This Sri Lankan Aromatic Rice is one of the best rice dishes I have ever made or tasted! Highly recommended! It is truly fragrant, and truly delicious. The stars of the dish are, I think, the coconut milk and the curry leaves. These two ingredients are also the stars of Sri Lankan cuisine. They are used in most dishes and contribute excellent flavours.
Let me digress for a minute: Below I have some pictures of historical 69th Street!
2 cups white basmati rice
10 curry leaves
1 cinnamon stick, cut in half
1 onion chopped
3 garlic cloves, chopped
2 tablespoons fresh ginger, grated
4 tablespoons avocado oil
1/2 teaspoon turmeric
1/2 teaspoon ground cardamom
1 cup of coconut milk
5 cups water
a few cashews and some peas for decoration
Tear up some of the curry leaves. During cooking this will readily release their oils, allowing them to better perfume the rice.

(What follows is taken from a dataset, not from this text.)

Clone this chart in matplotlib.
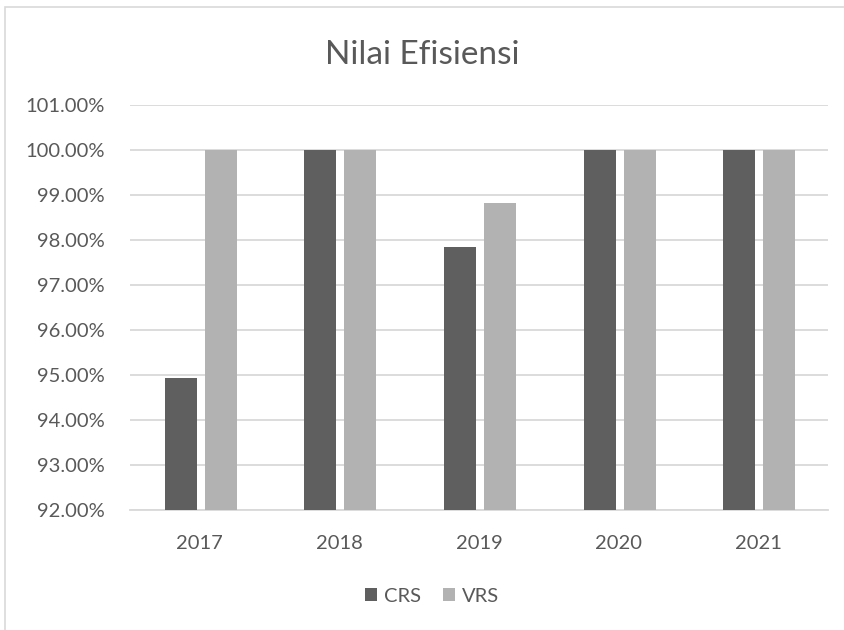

Place the rice in a strainer and wash it well. Allow it to drain for about 20 minutes so that it can dry. While the rice is draining prepare the mise en place.
Add the onions, ginger and garlic. Cook for 2-3 minutes.
Add the rice, turmeric and cardamom.
Sauté for about 3-4 minutes until the rice turns opaque in colour. Stir frequently so that it does not burn but rather has a chance to become toasted.
Add the water and coconut milk, bring to a boil, cover and lower the heat to simmer.